Furthermore, certain takaful organisations engage external investment managers; for instance, informant 5 remarked, “We outsource to a third-party fund manager.” They possess their own Sharia advisor. The shariah advisor produces a monthly report regarding the company’s investments. Informant 5 stated that the investment funds are allocated to an international investment portfolio. The investment manager will adhere to the Shariah compliance standards established by the nation’s Shariah supervisory authority. Informant 6 stated that sharia compliance in the investments of the takaful company, especially concerning foreign investment funds, is managed by an external investment manager designated by the takaful company, specifically Investment A, which engages a sharia advisory service body pertinent to Islamic finance to supervise the sharia compliance of the investment funds under their management.

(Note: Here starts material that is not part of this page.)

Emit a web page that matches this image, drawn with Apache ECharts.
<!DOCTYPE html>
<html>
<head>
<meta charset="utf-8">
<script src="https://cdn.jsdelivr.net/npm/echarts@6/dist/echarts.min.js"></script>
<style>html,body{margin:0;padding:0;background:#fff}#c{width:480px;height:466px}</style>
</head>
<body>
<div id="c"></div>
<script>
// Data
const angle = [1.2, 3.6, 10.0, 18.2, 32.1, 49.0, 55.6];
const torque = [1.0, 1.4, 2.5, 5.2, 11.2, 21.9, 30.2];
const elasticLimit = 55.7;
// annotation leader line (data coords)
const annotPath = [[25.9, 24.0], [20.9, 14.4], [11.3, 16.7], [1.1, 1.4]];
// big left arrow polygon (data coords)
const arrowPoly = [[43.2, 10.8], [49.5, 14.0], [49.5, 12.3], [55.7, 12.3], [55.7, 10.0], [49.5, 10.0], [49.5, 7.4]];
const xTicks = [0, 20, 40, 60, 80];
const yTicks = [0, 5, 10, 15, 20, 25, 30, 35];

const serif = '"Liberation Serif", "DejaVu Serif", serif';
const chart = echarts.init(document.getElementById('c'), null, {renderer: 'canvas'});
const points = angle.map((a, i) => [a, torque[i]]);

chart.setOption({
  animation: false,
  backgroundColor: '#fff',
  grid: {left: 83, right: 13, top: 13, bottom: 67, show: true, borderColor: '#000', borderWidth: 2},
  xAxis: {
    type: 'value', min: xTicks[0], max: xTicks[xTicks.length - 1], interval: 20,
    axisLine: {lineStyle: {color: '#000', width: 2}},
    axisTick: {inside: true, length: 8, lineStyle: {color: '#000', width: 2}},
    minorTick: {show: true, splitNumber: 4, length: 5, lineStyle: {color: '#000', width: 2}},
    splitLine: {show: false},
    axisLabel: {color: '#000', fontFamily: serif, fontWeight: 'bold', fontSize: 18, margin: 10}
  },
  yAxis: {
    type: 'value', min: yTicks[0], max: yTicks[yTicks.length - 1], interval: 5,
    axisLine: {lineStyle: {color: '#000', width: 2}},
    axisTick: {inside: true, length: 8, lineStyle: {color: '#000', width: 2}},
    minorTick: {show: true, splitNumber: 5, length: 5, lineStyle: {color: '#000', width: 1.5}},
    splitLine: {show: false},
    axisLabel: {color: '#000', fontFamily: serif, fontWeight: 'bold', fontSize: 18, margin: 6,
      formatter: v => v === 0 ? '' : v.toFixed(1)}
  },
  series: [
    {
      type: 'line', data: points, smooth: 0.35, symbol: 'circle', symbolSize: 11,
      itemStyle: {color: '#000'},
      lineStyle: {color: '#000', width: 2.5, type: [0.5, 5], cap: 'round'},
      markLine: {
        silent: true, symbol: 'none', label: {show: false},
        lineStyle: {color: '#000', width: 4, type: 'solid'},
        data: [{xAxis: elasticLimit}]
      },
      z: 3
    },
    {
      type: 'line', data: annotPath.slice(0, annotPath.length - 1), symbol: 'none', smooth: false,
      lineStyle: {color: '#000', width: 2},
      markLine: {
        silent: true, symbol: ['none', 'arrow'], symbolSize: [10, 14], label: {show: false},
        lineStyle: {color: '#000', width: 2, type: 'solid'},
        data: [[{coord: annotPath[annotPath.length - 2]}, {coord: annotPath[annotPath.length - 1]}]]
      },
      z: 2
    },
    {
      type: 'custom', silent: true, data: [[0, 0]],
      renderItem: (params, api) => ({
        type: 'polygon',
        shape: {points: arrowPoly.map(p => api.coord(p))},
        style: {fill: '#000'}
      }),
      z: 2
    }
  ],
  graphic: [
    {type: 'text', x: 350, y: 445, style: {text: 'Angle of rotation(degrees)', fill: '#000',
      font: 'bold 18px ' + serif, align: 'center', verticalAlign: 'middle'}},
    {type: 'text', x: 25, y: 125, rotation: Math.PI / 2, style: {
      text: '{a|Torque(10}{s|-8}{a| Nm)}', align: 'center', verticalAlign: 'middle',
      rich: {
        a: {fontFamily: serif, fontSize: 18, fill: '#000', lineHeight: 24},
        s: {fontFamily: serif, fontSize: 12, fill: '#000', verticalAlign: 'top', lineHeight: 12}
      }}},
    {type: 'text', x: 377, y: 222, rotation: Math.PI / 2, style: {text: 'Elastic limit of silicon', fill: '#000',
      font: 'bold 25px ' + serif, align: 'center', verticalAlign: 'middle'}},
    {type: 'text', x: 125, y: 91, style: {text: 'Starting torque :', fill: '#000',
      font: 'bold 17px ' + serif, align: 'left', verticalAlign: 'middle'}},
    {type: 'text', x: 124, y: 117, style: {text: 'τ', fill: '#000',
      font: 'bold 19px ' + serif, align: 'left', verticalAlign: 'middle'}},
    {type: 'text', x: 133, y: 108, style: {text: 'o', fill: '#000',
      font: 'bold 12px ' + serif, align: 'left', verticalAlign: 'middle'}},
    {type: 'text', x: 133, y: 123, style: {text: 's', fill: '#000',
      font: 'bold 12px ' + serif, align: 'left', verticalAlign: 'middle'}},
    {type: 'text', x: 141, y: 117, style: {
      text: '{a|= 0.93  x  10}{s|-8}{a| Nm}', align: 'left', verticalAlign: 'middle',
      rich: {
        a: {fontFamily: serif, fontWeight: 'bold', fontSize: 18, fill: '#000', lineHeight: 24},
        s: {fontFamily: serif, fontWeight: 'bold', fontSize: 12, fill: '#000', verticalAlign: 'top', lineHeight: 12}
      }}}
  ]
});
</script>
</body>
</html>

Informant 7 stated that particular takaful companies engage Islamic banks to manage their investment capital. Consequently, the appointed bank is accountable for ensuring that the investment funds adhere to the regulations established by the SC. Informant 8 indicated that the takaful company that is employed by appoints an external fund manager. This indicates that takaful corporations engage external fund managers to ensure competitive performance and attractive returns while simultaneously adhering to all sharia compliance standards established by the SC.

The study shows that any exposure to sharia risk in Takaful company investments is recognised by the primary party, specifically the investment manager of the Takaful company, regardless of whether they are within or external to the organisation. Nonetheless, this provides a strategy to mitigate sharia risk in takaful firm investments. The investment manager must periodically report the performance and Sharia compliance status of the takaful company’s investments for monitoring by the company’s management and SC. Furthermore, the sharia assessment process is conducted about the investments of takaful companies. Informant 6 reported that the sharia review done by the takaful company revealed the presence of delisted securities still retained by the company, despite surpassing the investment cost and exceeding the one-month time permitted by the SC.

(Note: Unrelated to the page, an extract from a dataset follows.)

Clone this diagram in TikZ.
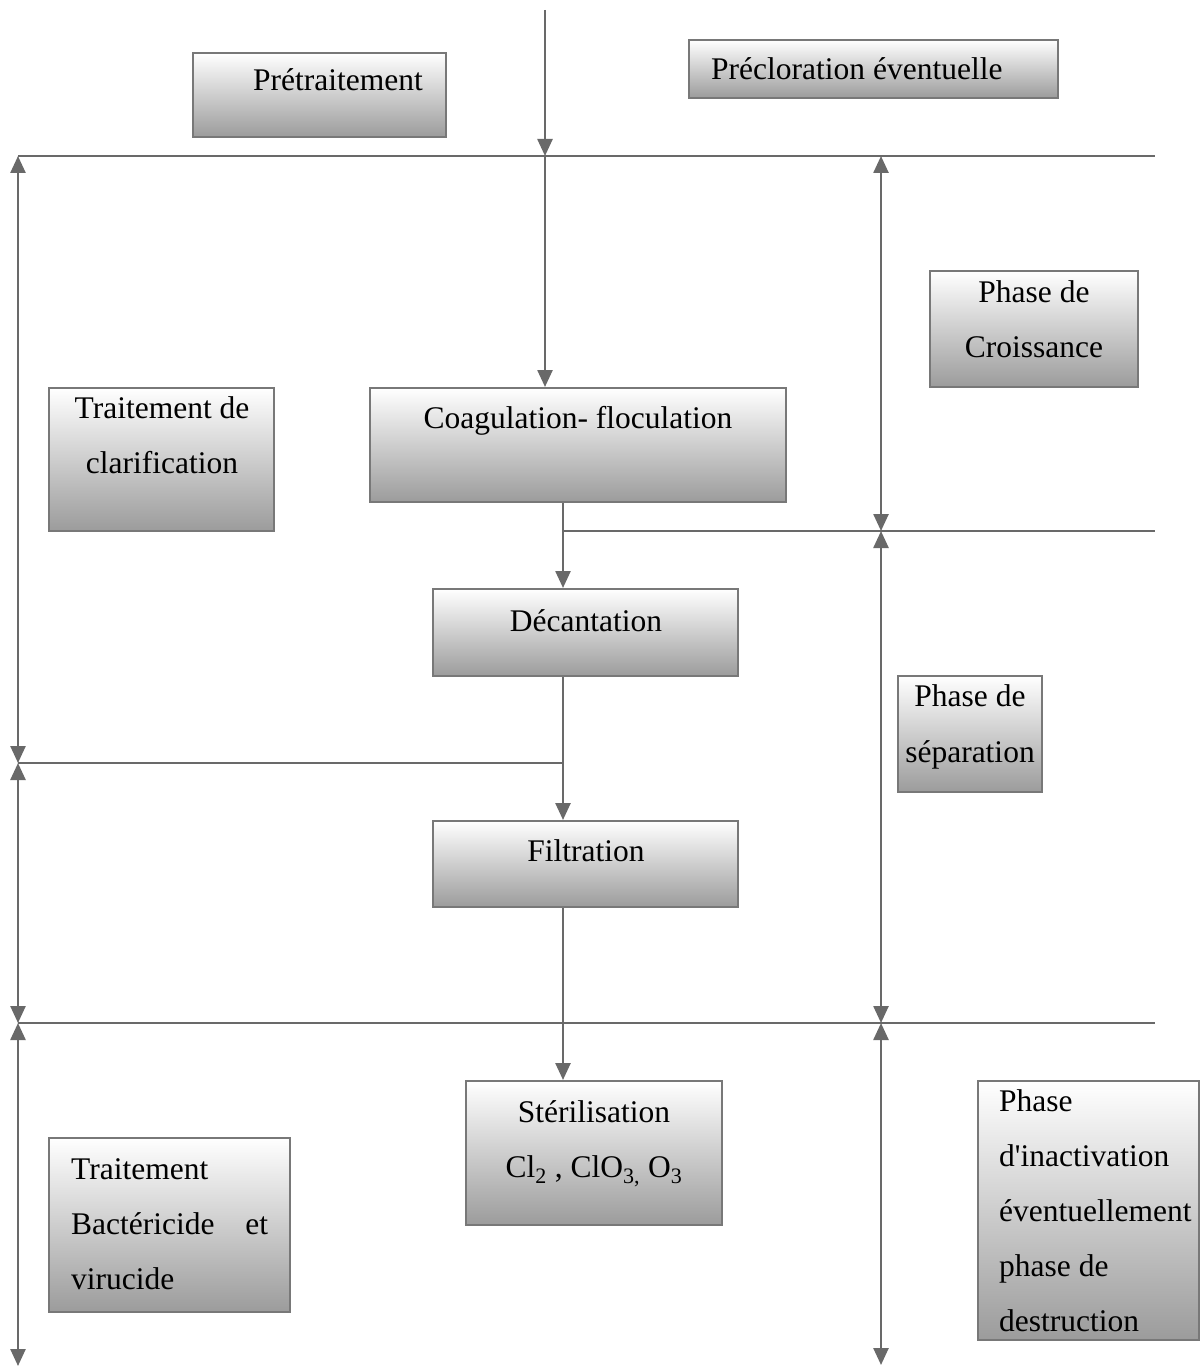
\documentclass[tikz,border=0pt]{standalone}
\usepackage{fontspec}
\setmainfont{Liberation Serif}[Ligatures={TeXOff,CommonOff}]
\usetikzlibrary{arrows.meta}
\definecolor{linegray}{RGB}{105,105,105}
\definecolor{framegray}{RGB}{120,120,120}
\tikzset{
  box/.style={draw=framegray, line width=2pt, rectangle, inner sep=0pt,
    top color=white, middle color=gray!22, bottom color=gray!78},
  txt/.style={anchor=base, inner sep=0pt, font=\fontsize{31.5}{55}\selectfont},
  ltxt/.style={txt, anchor=base west},
  conn/.style={draw=linegray, line width=2.5pt},
  tip/.style={-{Triangle[length=17pt,width=15pt]}},
  both/.style={{Triangle[length=17pt,width=15pt]}-{Triangle[length=17pt,width=15pt]}},
}
\newcommand{\boxat}[5]{% name, x1, y1, x2, y2
  \node[box, minimum width={#4-#2}, minimum height={#5-#3}] (#1) at ({(#2+#4)/2},{(#3+#5)/2}) {};}
\begin{document}
\begin{tikzpicture}[x=1pt,y=-1pt]
\useasboundingbox (0,0) rectangle (1201,1367);

% boxes
\boxat{pre}{193}{53}{446}{137}
\boxat{prec}{689}{40}{1058}{98}
\boxat{crois}{930}{271}{1138}{387}
\boxat{clar}{49}{388}{274}{531}
\boxat{coag}{370}{388}{786}{502}
\boxat{dec}{433}{589}{738}{676}
\boxat{sep}{898}{676}{1042}{792}
\boxat{filt}{433}{821}{738}{907}
\boxat{ster}{466}{1081}{722}{1225}
\boxat{bact}{49}{1138}{290}{1312}
\boxat{inact}{978}{1081}{1199}{1340}

% box texts
\node[txt] (preT) at (338,91) {Prétraitement};
\node[ltxt] (precT) at (711,80) {Précloration éventuelle};
\node[txt] (croisA) at (1034,302) {Phase de};
\node[txt] (croisB) at (1034,357) {Croissance};
\node[txt] (clarA) at (162,418) {Traitement de};
\node[txt] (clarB) at (162,473) {clarification};
\node[txt] (coagT) at (578,428) {Coagulation- floculation};
\node[txt] (decT) at (586,631) {Décantation};
\node[txt] (sepA) at (970,706) {Phase de};
\node[txt] (sepB) at (970,762) {séparation};
\node[txt] (filtT) at (586,861) {Filtration};
\node[txt] (sterA) at (594,1122) {Stérilisation};
\node[txt] (sterB) at (594,1177) {Cl\textsubscript{2} , ClO\textsubscript{3,} O\textsubscript{3}};
\node[ltxt] (bactA) at (71,1179) {Traitement};
\node[ltxt] (bactB) at (71,1234) {\hbox to 197pt{Bactéricide\hfill et}};
\node[ltxt] (bactC) at (71,1289) {virucide};
\node[ltxt] (inA) at (999,1111) {Phase};
\node[ltxt] (inB) at (999,1166) {d'inactivation};
\node[ltxt] (inC) at (999,1221) {éventuellement};
\node[ltxt] (inD) at (999,1276) {phase de};
\node[ltxt] (inE) at (999,1331) {destruction};

% reference points for the phase lines
\coordinate (top) at (545,10);
\coordinate (col) at (563,0);
\coordinate (h1L) at (18,156);   \coordinate (h1M) at (545,156);  \coordinate (h1R) at (1155,156);
\coordinate (h2L) at (563,531);  \coordinate (h2R) at (1155,531);
\coordinate (h3L) at (18,763);   \coordinate (h3R) at (563,763);
\coordinate (h4L) at (18,1023);  \coordinate (h4R) at (1155,1023);
\coordinate (lbot) at (18,1366);
\coordinate (r1) at (881,156);   \coordinate (r2) at (881,531);
\coordinate (r3) at (881,1023);  \coordinate (rbot) at (881,1365);

% horizontal phase separators
\draw[conn] (h1L) -- (h1R);
\draw[conn] (h2L) -- (h2R);
\draw[conn] (h3L) -- (h3R);
\draw[conn] (h4L) -- (h4R);

% main flow
\draw[conn, tip] (top) -- (h1M);
\draw[conn, tip] (h1M) -- (coag.north -| top);
\draw[conn, tip] (coag.south -| col) -- (dec.north -| col);
\draw[conn, tip] (dec.south -| col) -- (filt.north -| col);
\draw[conn, tip] (filt.south -| col) -- (ster.north -| col);

% left extent arrows
\draw[conn, both] (h1L) -- (h3L);
\draw[conn, both] (h3L) -- (h4L);
\draw[conn, both] (h4L) -- (lbot);

% right extent arrows
\draw[conn, both] (r1) -- (r2);
\draw[conn, both] (r2) -- (r3);
\draw[conn, both] (r3) -- (rbot);
\end{tikzpicture}
\end{document}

The Sharia review findings, which indicated that the delisted securities remained in the possession of the takaful company, were deliberated at the Shariah Committee level of the takaful company for a decision to be issued. The takaful company retained the delisted securities; however, it was evidently non-compliant with Sharia as per the Securities Commission Malaysia standards (2022). Thus the takaful company’s Shariah Committee held the authority to determine and affirm that the delisted securities constituted a sharia risk incident. Income from securities that were delisted from the sharia-compliant list was classified as unrecognised income. The unrecognised income was segregated and then distributed to charitable charities approved by the takaful company’s Shariah Committee. The act of segregating unrecognised income and allocating it to charity organisations serves to mitigate the occurrence of sharia risk within the takaful company, as mandated by the legal stipulations in sections 28(3) and (4) of the IFSA 2013. The aforementioned explanation indicates that the takaful company’s investments are subject to sharia risk. In a similar vein, the takaful corporation consistently oversees and evaluates the sharia-compliant status of investment assets, particularly upon the issuance of a new list of sharia-compliant securities by the Securities Commission Malaysia (2022).

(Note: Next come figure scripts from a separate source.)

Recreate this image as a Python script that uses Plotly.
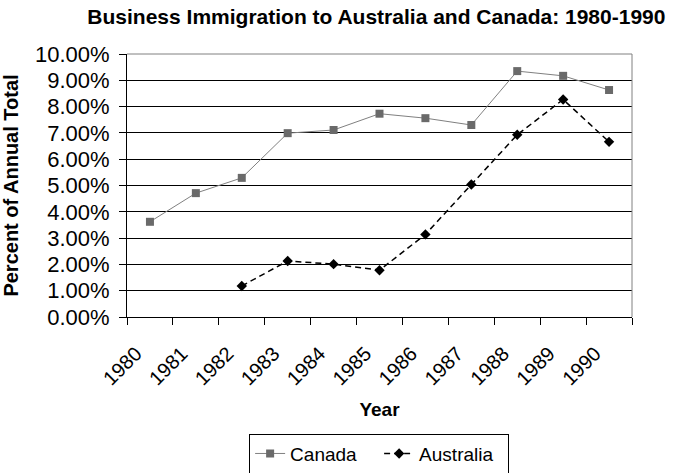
import plotly.graph_objects as go

# Business immigration share of annual total (percent), 1980-1990
years = ["1980", "1981", "1982", "1983", "1984", "1985",
         "1986", "1987", "1988", "1989", "1990"]
canada = [3.62, 4.71, 5.29, 6.99, 7.11, 7.73, 7.56, 7.30, 9.35, 9.17, 8.63]
australia = [None, None, 1.18, 2.13, 2.01, 1.78, 3.14, 5.04, 6.93, 8.27, 6.66]
y_ticks = [0, 1, 2, 3, 4, 5, 6, 7, 8, 9, 10]

FONT = "Liberation Sans, Arial, sans-serif"

fig = go.Figure()
fig.add_trace(go.Scatter(
    x=years, y=canada, name="Canada", mode="lines+markers",
    line=dict(color="#808080", width=1),
    marker=dict(symbol="square", size=8, color="#6a6a6a"),
))
fig.add_trace(go.Scatter(
    x=years, y=australia, name="Australia", mode="lines+markers",
    line=dict(color="black", width=1.5, dash="6px,4px"),
    marker=dict(symbol="diamond", size=8, color="black"),
))

fig.update_layout(
    width=677, height=473,
    margin=dict(l=127, r=45, t=54, b=156),
    paper_bgcolor="white", plot_bgcolor="white",
    font=dict(family=FONT, color="black", size=20),
    title=dict(
        text="<b>Business Immigration to Australia and Canada: 1980-1990</b>",
        x=0.556, xref="container", xanchor="center",
        y=0.964, yref="container", yanchor="middle",
        font=dict(size=21),
    ),
    showlegend=True,
    legend=dict(
        orientation="h", xref="container", yref="container",
        x=0.56, xanchor="center", y=0.041, yanchor="middle",
        bordercolor="black", borderwidth=1, bgcolor="white",
        font=dict(size=19), itemwidth=30,
        entrywidth=84, entrywidthmode="pixels",
    ),
)

fig.update_xaxes(
    type="category", range=[-0.5, 10.5], automargin=False,
    tickson="boundaries", ticks="outside", ticklen=7, tickcolor="black",
    showline=True, linecolor="black", linewidth=1,
    showgrid=False, zeroline=False,
    tickangle=-45, tickfont=dict(size=20),
    ticklabelstandoff=16, ticklabelshift=-14,
    title=dict(text="<b>Year</b>", font=dict(size=19), standoff=14),
)
fig.update_yaxes(
    range=[0, 10], tickvals=y_ticks, automargin=False,
    ticktext=[f"{v:.2f}%" for v in y_ticks],
    ticks="outside", ticklen=7, tickcolor="black",
    showline=True, linecolor="black", linewidth=1,
    showgrid=True, gridcolor="black", gridwidth=1, zeroline=False,
    tickfont=dict(size=22), ticklabelstandoff=5,
    title=dict(text="<b>Percent of Annual Total</b>", font=dict(size=20), standoff=10),
)

# grey frame on the top and right of the plot area
fig.add_shape(type="line", xref="paper", yref="paper", x0=0, x1=1, y0=1, y1=1,
              line=dict(color="#808080", width=1))
fig.add_shape(type="line", xref="paper", yref="paper", x0=1, x1=1, y0=0, y1=1,
              line=dict(color="#808080", width=1))

fig.write_html("out.html")
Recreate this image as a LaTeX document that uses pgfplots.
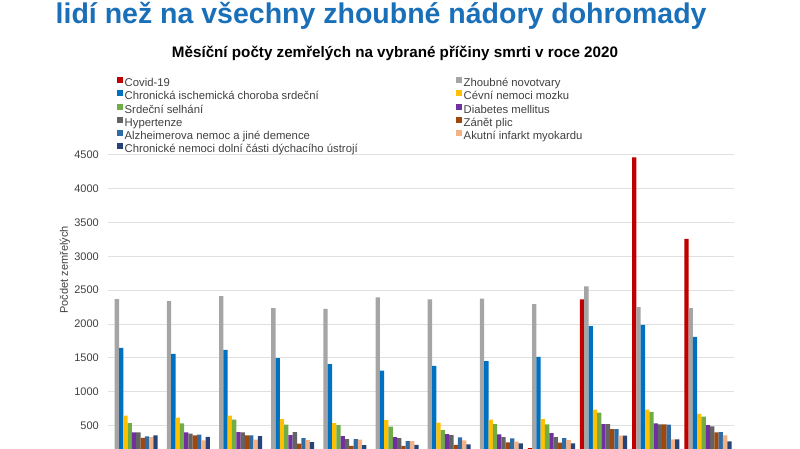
\documentclass[border=0pt]{standalone}
\usepackage{pgfplots}
\usepackage{pgfplotstable}
\usepackage{fontspec}
\setmainfont{Liberation Sans}
\pgfplotsset{compat=1.18}

\definecolor{titleblue}{HTML}{1A70B8}
\definecolor{gridgrey}{HTML}{E0E0E0}
\definecolor{txtgrey}{HTML}{404040}
\definecolor{cCovid}{HTML}{C00000}
\definecolor{cZhoub}{HTML}{A5A5A5}
\definecolor{cIsch}{HTML}{0070C0}
\definecolor{cCevni}{HTML}{FFC000}
\definecolor{cSrdce}{HTML}{70AD47}
\definecolor{cDiab}{HTML}{7030A0}
\definecolor{cHyper}{HTML}{636363}
\definecolor{cZanet}{HTML}{9E480E}
\definecolor{cAlz}{HTML}{2F6BA5}
\definecolor{cAIM}{HTML}{F4B183}
\definecolor{cDych}{HTML}{264478}

% mesicni pocty zemrelych, 2020
\pgfplotstableread{
m covid zhoub isch cevni srdce diab hyper zanet alz aim dych
0 0 2370 1650 648 540 402 402 322 343 333 358
1 0 2340 1560 618 535 402 382 358 367 284 337
2 10 2414 1620 648 589 407 402 358 358 293 348
3 120 2237 1497 599 515 362 407 234 318 288 259
4 40 2226 1408 540 510 348 303 204 303 293 214
5 15 2394 1314 584 485 333 318 204 274 274 219
6 20 2364 1383 545 436 377 362 219 328 284 224
7 30 2374 1452 589 525 372 333 254 313 264 239
8 170 2296 1516 599 520 392 333 249 318 288 239
9 2364 2556 1970 737 692 525 525 451 451 352 352
10 4462 2251 1990 737 703 535 520 520 515 298 298
11 3256 2237 1812 673 634 510 490 402 407 358 269
}\data

\pgfplotsset{
  sq/.style={fill=#1, draw=none,
    legend image code/.code={\fill (0pt,0.9pt) rectangle (6pt,6.9pt);}},
}

\begin{document}
\begin{tikzpicture}
\node[anchor=base west, inner sep=0pt, text=titleblue,
      font=\bfseries\fontsize{28.5}{34}\selectfont] at (55.5pt,425.7pt)
  {lidí než na všechny zhoubné nádory dohromady};
\node[anchor=base, inner sep=0pt,
      font=\bfseries\fontsize{15.2}{18}\selectfont] at (395pt,391.7pt)
  {Měsíční počty zemřelých na vybrané příčiny smrti v roce 2020};

\begin{axis}[
    at={(108pt,-10.6pt)}, anchor=south west,
    scale only axis, width=626pt, height=304.9pt,
    xmin=-0.5, xmax=11.5, ymin=0, ymax=4500,
    ybar=0pt, bar width=4.3pt,
    xtick=\empty,
    ytick={500,1000,...,4500},
    ymajorgrids, grid style={draw=gridgrey, line width=1pt},
    axis line style={draw=none}, major tick length=0pt,
    /pgf/number format/assume math mode=true,
    /pgf/number format/1000 sep={},
    yticklabel style={anchor=east, inner sep=0pt, xshift=-9pt,
      text=txtgrey, font=\fontsize{11}{13}\selectfont},
    ylabel={Počdet zemřelých},
    every axis y label/.style={at={(axis description cs:-0.0687,0.622)},
      rotate=90, anchor=center, text=txtgrey,
      font=\fontsize{11}{13}\selectfont},
    legend columns=2,
    legend cell align=left,
    legend style={at={(axis description cs:0.0139,1.2548)}, anchor=north west,
      draw=none, fill=none, inner sep=0pt, outer sep=0pt,
      font=\fontsize{11.3}{13}\selectfont, text=txtgrey,
      nodes={inner sep=0pt, text height=8pt, text depth=2.5pt},
      row sep=1.1pt, column sep=2pt,
      /tikz/every even column/.append style={column sep=98pt}},
  ]
  \addplot[sq=cCovid] table[x=m, y=covid] {\data};
  \addplot[sq=cZhoub] table[x=m, y=zhoub] {\data};
  \addplot[sq=cIsch]  table[x=m, y=isch]  {\data};
  \addplot[sq=cCevni] table[x=m, y=cevni] {\data};
  \addplot[sq=cSrdce] table[x=m, y=srdce] {\data};
  \addplot[sq=cDiab]  table[x=m, y=diab]  {\data};
  \addplot[sq=cHyper] table[x=m, y=hyper] {\data};
  \addplot[sq=cZanet] table[x=m, y=zanet] {\data};
  \addplot[sq=cAlz]   table[x=m, y=alz]   {\data};
  \addplot[sq=cAIM]   table[x=m, y=aim]   {\data};
  \addplot[sq=cDych]  table[x=m, y=dych]  {\data};
  \legend{Covid-19, Zhoubné novotvary,
    Chronická ischemická choroba srdeční, Cévní nemoci mozku,
    Srdeční selhání, Diabetes mellitus,
    Hypertenze, Zánět plic,
    Alzheimerova nemoc a jiné demence, Akutní infarkt myokardu,
    Chronické nemoci dolní části dýchacího ústrojí}
\end{axis}
\pgfresetboundingbox
\useasboundingbox (0pt,0pt) rectangle (800pt,449pt);
\end{tikzpicture}
\end{document}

The takaful company’s Sharia Committee has the responsibility of ensuring Sharia conformity within the takaful operator, including offering advice services to the takaful company’s Board of Directors regarding Sharia compliance in takaful operations. The Committee will issue a sharia manual derived from the sharia resolutions established during the meetings and discussions of the takaful operator’s Sharia Committee to be implemented in takaful operator operations and activities. The takaful operator’s Shariah Committee is responsible for validating and certifying documents related to takaful operator operations, including application forms, nomination forms, legal contracts, marketing brochures, product manuals, investment matters, and takaful company funds. Additionally, the takaful operator’s Shariah Committee must provide insights and advice services to specific entities, including auditors and legal authorities, when these bodies require perspectives associated with Shariah compliance. The takaful operator’s Shariah Committee also contributes at the internal level by providing written opinions to BNM about applications for new takaful products from the takaful operator. (Bank Negara Malaysia, 2011). The Shariah Committee, the Shariah Secretariat Division of the takaful company, and the accountable management of the takaful company will address and oversee the Shariah challenges encountered by takaful companies, including Shariah risks in investments.

CONCLUSION

In conclusion, all takaful companies experience sharia risk regarding investments. The company must allocate participants’ investment funds, particularly for investment-linked family Takaful products and other Takaful fund investments. All takaful companies have the risk of investment securities being removed from the current list of sharia-compliant securities, including general takaful companies that possess investments, whether through shareholder investment funds or other operational investment funds. Consequently, sharia risk exposure arising from the most updated list of SC sharia-compliant funds is a prevalent issue for all takaful companies in Malaysia. BNM, the regulator, does not specify the criteria for determining risk categories, allowing the Sharia Committee and management to engage in internal deliberations and develop solutions for solving sharia risk concerns in takaful firm investments. Takaful companies make decisions regarding incidences of sharia risk, potential risks, or standard transactions in their operations. The variety of sharia risk management approaches provides an opportunity for takaful companies to succeed in managing sharia-compliant investments. Takaful companies must adhere to the SC’s list of Shariah-compliant securities; however, takaful companies can manage investment funds based on the Shariah Committee’s deliberations and the oversight of designated employees responsible for ensuring Shariah compliance in the investment of Takaful company funds. Section 28(4) of the IFSA 2013 allows the SAC, via BNM, authority to assess the strategic plans of Islamic financial institutions in addressing Shariah non-compliance in their operations and activities. BNM’s initiatives to create possibilities and space for Islamic financial institutions, particularly takaful companies, demonstrate its support for managing Shariah compliance by promoting the establishment of robust and autonomous internal Shariah departments inside takaful companies. The internal Shariah department of takaful companies must adhere to the resolutions and decisions of the BNM Shariah Advisory Council while also engaging in research and discussions regarding Shariah issues and challenges that emerge within their respective financial institutions.